_Given problem:_
Pictures are not part of the copy. Retype the lines from the first one through the line that contains "-1.10, -2.30, -2.40];".

_Provided data:_
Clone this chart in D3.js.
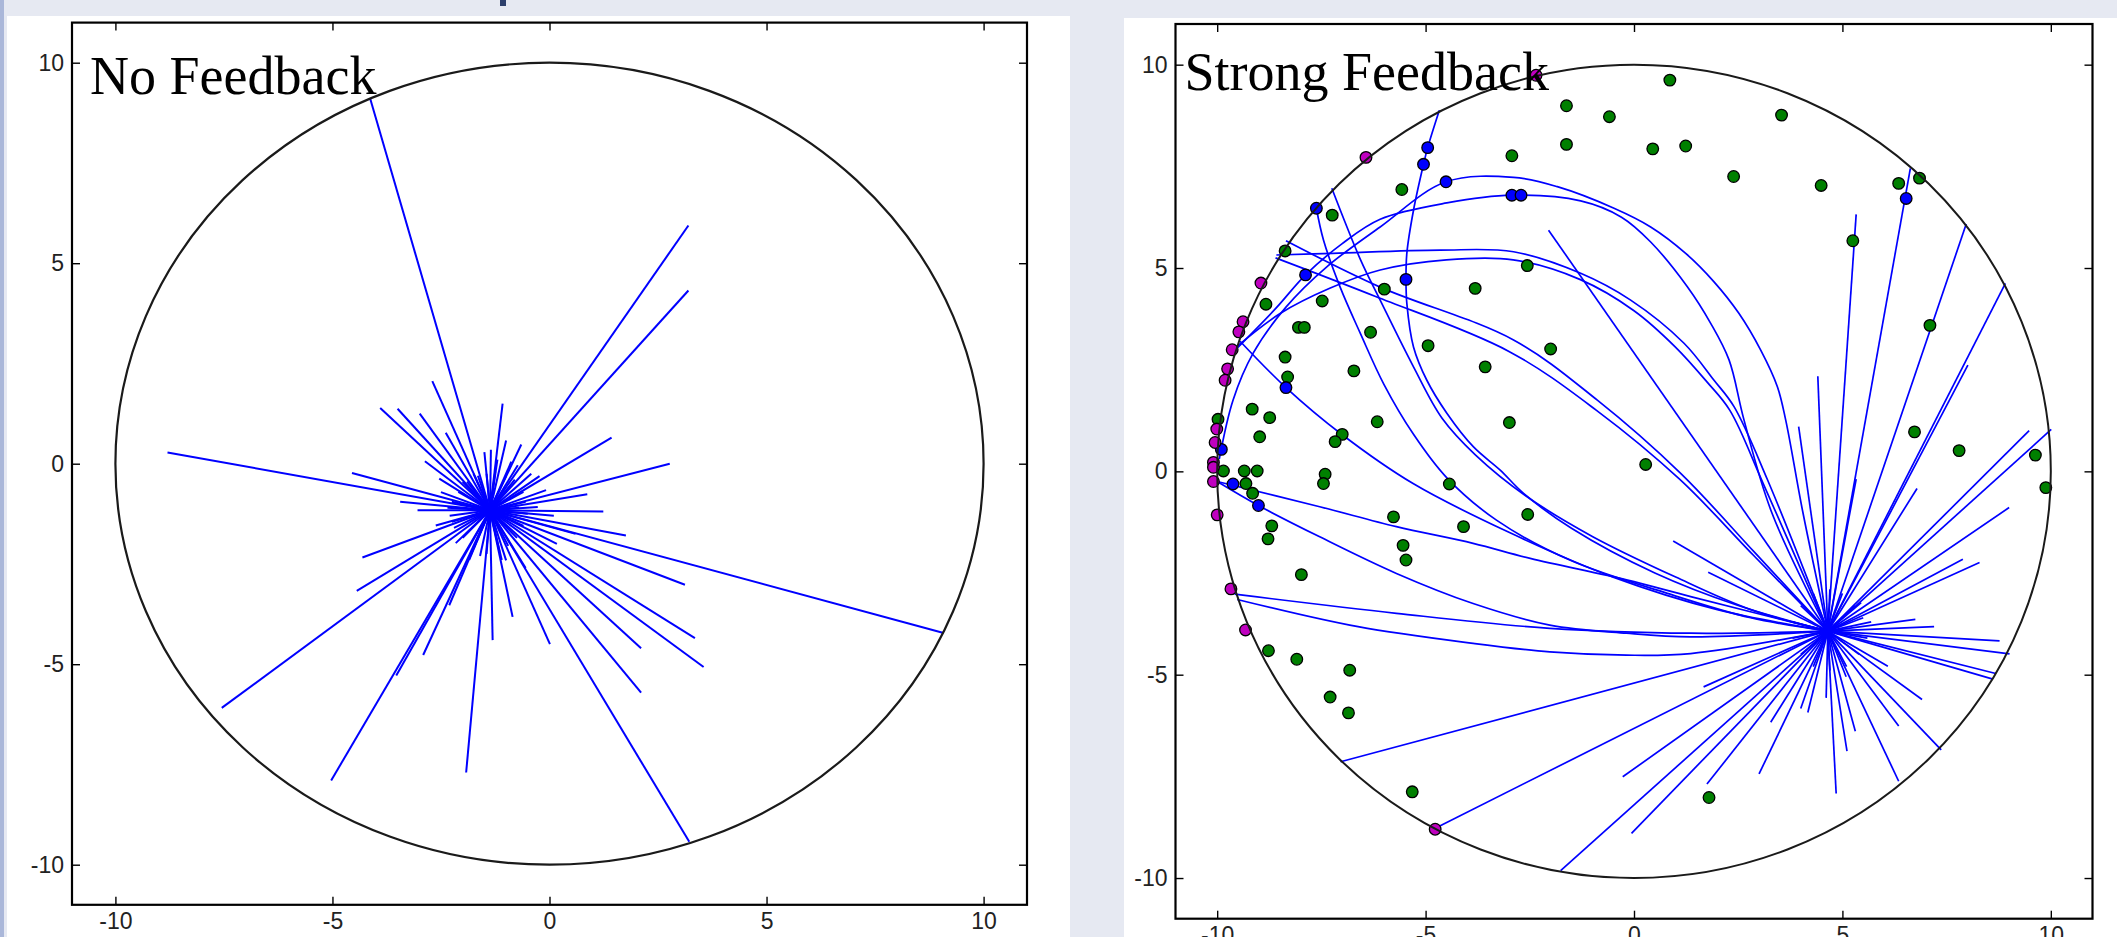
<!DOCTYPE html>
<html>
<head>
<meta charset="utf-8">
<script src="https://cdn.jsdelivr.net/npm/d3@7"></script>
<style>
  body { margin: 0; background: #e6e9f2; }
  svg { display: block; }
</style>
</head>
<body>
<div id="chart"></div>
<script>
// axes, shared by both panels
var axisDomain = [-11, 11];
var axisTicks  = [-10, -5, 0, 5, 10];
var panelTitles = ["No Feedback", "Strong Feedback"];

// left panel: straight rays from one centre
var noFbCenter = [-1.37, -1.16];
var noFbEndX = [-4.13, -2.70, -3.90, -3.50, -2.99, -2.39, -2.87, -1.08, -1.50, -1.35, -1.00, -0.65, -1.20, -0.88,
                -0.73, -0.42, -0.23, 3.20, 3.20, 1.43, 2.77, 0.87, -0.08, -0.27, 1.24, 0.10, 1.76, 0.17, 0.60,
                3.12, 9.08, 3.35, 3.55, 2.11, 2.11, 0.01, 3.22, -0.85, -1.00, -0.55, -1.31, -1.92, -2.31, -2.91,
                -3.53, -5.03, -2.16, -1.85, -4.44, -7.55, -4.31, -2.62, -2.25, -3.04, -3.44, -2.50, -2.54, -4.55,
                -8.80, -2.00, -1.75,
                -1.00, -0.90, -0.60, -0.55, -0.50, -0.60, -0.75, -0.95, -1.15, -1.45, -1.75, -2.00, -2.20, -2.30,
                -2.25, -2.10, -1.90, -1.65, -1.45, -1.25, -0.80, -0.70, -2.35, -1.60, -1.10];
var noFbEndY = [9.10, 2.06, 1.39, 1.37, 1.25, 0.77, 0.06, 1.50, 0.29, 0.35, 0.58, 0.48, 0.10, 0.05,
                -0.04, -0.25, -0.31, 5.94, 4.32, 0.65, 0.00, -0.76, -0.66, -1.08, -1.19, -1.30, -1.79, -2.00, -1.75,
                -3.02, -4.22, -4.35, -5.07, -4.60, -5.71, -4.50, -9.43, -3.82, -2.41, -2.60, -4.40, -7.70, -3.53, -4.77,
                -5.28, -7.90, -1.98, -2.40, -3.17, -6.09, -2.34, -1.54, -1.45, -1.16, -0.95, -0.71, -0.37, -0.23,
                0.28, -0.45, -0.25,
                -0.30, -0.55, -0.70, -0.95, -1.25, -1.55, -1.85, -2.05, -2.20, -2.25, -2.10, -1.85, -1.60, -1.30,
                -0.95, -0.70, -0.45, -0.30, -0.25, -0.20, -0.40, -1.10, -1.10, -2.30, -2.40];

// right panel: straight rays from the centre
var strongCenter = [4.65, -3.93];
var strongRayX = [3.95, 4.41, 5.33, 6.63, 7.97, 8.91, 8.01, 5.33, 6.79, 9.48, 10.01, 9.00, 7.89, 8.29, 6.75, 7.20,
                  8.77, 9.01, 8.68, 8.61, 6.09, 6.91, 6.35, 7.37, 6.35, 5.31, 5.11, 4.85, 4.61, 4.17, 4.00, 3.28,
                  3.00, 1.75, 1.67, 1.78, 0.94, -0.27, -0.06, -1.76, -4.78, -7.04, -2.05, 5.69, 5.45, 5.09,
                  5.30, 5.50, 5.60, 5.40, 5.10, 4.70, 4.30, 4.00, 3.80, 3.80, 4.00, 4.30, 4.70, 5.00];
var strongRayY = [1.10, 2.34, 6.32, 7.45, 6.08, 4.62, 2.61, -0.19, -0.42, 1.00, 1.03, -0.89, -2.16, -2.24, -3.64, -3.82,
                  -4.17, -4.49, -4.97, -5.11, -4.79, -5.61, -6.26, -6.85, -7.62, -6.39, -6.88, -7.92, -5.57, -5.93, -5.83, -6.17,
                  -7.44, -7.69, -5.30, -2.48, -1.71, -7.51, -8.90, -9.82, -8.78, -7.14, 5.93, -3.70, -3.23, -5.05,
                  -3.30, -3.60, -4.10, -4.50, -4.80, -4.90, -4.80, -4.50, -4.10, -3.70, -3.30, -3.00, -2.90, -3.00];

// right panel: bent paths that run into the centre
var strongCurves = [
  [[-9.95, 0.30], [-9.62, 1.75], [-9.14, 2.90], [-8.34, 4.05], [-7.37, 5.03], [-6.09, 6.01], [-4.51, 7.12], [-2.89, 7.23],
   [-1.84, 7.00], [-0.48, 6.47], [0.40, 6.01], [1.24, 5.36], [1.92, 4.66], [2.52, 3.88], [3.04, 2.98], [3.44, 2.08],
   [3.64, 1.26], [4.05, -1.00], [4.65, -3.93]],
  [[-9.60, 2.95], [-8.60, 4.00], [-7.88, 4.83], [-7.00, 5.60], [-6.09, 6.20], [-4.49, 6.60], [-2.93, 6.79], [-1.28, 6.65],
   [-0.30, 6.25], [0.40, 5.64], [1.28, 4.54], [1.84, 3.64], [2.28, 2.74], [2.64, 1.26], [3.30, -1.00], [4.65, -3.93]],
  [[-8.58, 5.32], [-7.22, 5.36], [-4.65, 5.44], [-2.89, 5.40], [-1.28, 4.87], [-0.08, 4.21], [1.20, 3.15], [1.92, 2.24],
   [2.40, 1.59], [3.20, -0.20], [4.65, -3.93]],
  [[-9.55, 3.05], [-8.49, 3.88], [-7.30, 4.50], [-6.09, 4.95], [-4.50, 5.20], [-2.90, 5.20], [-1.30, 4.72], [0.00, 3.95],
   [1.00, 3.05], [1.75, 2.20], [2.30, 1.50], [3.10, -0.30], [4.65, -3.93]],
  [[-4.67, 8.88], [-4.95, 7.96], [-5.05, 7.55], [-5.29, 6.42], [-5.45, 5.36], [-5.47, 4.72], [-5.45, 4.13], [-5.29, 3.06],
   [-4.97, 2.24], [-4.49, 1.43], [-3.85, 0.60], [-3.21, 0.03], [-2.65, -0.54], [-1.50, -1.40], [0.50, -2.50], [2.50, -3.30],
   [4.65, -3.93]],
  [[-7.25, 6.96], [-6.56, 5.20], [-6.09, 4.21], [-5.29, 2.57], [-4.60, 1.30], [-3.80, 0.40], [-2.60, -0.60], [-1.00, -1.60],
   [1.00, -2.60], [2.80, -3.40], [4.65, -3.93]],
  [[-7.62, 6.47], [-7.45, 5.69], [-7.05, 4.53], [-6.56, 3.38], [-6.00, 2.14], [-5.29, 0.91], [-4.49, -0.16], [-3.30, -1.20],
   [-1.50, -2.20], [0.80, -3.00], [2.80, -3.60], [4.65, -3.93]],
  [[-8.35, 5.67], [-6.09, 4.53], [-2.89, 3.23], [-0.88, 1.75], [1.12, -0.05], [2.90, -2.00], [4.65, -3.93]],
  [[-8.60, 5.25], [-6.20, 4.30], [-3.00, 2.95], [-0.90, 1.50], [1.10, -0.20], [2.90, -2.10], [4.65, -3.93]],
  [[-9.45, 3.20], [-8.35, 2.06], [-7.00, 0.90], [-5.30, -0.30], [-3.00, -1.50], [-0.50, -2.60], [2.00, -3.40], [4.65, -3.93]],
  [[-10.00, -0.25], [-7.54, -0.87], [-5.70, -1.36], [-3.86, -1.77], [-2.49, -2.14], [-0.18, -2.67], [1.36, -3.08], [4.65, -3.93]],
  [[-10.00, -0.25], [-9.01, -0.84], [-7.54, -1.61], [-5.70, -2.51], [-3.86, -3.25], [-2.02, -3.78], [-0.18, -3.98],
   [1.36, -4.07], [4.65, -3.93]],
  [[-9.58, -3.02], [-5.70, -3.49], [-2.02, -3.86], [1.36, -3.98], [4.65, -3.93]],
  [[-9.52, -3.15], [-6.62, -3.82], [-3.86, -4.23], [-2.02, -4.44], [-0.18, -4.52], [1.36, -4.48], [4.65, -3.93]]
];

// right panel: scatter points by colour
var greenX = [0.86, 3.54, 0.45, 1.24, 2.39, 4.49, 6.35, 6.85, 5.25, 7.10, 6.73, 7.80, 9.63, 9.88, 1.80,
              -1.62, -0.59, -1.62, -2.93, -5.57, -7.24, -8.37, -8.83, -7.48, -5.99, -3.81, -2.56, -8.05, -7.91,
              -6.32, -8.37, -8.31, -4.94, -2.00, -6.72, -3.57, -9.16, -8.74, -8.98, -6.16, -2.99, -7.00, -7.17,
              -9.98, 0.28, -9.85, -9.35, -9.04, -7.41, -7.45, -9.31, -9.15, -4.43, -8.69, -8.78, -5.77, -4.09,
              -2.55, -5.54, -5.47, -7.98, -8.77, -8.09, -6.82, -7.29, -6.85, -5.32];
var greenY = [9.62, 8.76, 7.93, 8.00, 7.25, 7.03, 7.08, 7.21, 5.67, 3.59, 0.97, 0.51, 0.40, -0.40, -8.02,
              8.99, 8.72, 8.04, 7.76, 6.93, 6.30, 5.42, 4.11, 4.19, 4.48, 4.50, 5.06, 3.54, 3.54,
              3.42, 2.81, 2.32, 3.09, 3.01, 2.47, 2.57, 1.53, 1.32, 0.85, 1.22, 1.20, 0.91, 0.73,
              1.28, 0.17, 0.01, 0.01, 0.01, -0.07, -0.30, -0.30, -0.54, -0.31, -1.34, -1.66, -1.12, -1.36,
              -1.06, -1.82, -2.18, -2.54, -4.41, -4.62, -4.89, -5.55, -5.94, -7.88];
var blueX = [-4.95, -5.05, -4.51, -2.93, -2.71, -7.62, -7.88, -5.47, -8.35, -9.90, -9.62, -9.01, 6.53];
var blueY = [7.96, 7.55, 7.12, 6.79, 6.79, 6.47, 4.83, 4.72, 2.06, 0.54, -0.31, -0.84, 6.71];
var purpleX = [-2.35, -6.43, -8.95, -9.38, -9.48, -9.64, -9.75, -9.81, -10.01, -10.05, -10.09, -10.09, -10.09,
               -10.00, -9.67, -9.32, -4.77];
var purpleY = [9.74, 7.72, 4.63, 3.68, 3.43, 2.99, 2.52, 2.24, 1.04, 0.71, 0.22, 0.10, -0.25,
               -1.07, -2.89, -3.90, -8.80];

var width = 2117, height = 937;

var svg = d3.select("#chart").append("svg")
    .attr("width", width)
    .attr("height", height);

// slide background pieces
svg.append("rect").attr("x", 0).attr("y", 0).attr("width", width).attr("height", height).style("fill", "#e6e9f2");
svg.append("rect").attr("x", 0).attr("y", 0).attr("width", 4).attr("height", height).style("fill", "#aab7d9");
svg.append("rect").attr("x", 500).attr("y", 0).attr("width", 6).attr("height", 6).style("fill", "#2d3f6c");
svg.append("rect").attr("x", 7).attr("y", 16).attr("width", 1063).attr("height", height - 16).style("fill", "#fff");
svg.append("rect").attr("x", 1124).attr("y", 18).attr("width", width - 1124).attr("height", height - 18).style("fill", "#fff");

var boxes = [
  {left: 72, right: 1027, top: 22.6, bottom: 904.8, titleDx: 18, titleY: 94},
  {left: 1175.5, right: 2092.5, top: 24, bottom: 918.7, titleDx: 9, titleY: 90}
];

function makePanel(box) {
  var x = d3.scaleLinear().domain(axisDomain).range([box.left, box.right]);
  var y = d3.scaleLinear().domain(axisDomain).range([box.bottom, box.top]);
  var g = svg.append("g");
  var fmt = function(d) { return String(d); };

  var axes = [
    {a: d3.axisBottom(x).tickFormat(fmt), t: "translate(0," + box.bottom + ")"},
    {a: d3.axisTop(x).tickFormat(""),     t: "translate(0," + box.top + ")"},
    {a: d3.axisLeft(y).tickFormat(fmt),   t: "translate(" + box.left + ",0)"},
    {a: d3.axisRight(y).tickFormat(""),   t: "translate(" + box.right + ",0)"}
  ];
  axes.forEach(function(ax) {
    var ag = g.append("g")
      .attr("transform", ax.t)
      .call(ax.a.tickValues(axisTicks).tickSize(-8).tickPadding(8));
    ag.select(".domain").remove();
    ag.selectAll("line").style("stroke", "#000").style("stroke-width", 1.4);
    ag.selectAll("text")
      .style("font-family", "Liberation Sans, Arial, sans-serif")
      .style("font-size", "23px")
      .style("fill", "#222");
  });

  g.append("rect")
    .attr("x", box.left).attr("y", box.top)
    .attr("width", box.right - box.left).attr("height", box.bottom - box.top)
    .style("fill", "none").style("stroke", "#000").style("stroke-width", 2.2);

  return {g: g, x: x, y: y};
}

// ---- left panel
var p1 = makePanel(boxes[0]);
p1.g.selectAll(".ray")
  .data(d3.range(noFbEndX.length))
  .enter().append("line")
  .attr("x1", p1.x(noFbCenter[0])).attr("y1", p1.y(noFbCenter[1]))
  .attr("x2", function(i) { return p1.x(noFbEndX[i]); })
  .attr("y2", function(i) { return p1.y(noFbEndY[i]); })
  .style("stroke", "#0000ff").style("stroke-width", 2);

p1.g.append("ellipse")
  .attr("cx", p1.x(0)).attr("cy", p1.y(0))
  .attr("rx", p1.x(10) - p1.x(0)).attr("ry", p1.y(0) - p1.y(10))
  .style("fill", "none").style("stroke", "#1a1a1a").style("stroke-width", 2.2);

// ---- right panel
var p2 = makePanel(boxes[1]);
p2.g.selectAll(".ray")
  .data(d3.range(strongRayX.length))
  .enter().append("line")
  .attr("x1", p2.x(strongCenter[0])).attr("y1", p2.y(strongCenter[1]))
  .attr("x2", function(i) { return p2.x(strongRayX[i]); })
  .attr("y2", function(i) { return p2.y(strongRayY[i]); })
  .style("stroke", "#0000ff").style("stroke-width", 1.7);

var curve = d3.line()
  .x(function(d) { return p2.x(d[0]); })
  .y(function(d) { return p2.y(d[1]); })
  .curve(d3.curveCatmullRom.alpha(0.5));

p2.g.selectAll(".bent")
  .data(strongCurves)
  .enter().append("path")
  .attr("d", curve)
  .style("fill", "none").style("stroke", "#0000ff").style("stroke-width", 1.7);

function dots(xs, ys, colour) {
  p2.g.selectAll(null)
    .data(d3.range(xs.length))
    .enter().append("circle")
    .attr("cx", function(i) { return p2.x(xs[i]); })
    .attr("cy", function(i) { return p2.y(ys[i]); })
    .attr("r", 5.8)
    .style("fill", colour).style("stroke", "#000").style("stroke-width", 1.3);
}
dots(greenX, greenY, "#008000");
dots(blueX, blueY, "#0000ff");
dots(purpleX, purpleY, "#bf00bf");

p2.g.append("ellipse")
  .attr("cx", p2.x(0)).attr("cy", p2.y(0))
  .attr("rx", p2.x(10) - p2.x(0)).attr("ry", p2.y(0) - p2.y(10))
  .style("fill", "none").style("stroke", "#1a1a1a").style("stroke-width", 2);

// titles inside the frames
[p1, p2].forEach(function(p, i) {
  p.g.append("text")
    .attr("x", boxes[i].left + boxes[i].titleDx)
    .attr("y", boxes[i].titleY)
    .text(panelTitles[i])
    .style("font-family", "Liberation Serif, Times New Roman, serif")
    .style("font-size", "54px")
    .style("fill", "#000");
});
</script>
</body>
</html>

_Solution to this task:_
Clone this chart in D3.js.
<!DOCTYPE html>
<html>
<head>
<meta charset="utf-8">
<script src="https://cdn.jsdelivr.net/npm/d3@7"></script>
<style>
  body { margin: 0; background: #e6e9f2; }
  svg { display: block; }
</style>
</head>
<body>
<div id="chart"></div>
<script>
// axes, shared by both panels
var axisDomain = [-11, 11];
var axisTicks  = [-10, -5, 0, 5, 10];
var panelTitles = ["No Feedback", "Strong Feedback"];

// left panel: straight rays from one centre
var noFbCenter = [-1.37, -1.16];
var noFbEndX = [-4.13, -2.70, -3.90, -3.50, -2.99, -2.39, -2.87, -1.08, -1.50, -1.35, -1.00, -0.65, -1.20, -0.88,
                -0.73, -0.42, -0.23, 3.20, 3.20, 1.43, 2.77, 0.87, -0.08, -0.27, 1.24, 0.10, 1.76, 0.17, 0.60,
                3.12, 9.08, 3.35, 3.55, 2.11, 2.11, 0.01, 3.22, -0.85, -1.00, -0.55, -1.31, -1.92, -2.31, -2.91,
                -3.53, -5.03, -2.16, -1.85, -4.44, -7.55, -4.31, -2.62, -2.25, -3.04, -3.44, -2.50, -2.54, -4.55,
                -8.80, -2.00, -1.75,
                -1.00, -0.90, -0.60, -0.55, -0.50, -0.60, -0.75, -0.95, -1.15, -1.45, -1.75, -2.00, -2.20, -2.30,
                -2.25, -2.10, -1.90, -1.65, -1.45, -1.25, -0.80, -0.70, -2.35, -1.60, -1.10];
var noFbEndY = [9.10, 2.06, 1.39, 1.37, 1.25, 0.77, 0.06, 1.50, 0.29, 0.35, 0.58, 0.48, 0.10, 0.05,
                -0.04, -0.25, -0.31, 5.94, 4.32, 0.65, 0.00, -0.76, -0.66, -1.08, -1.19, -1.30, -1.79, -2.00, -1.75,
                -3.02, -4.22, -4.35, -5.07, -4.60, -5.71, -4.50, -9.43, -3.82, -2.41, -2.60, -4.40, -7.70, -3.53, -4.77,
                -5.28, -7.90, -1.98, -2.40, -3.17, -6.09, -2.34, -1.54, -1.45, -1.16, -0.95, -0.71, -0.37, -0.23,
                0.28, -0.45, -0.25,
                -0.30, -0.55, -0.70, -0.95, -1.25, -1.55, -1.85, -2.05, -2.20, -2.25, -2.10, -1.85, -1.60, -1.30,
                -0.95, -0.70, -0.45, -0.30, -0.25, -0.20, -0.40, -1.10, -1.10, -2.30, -2.40];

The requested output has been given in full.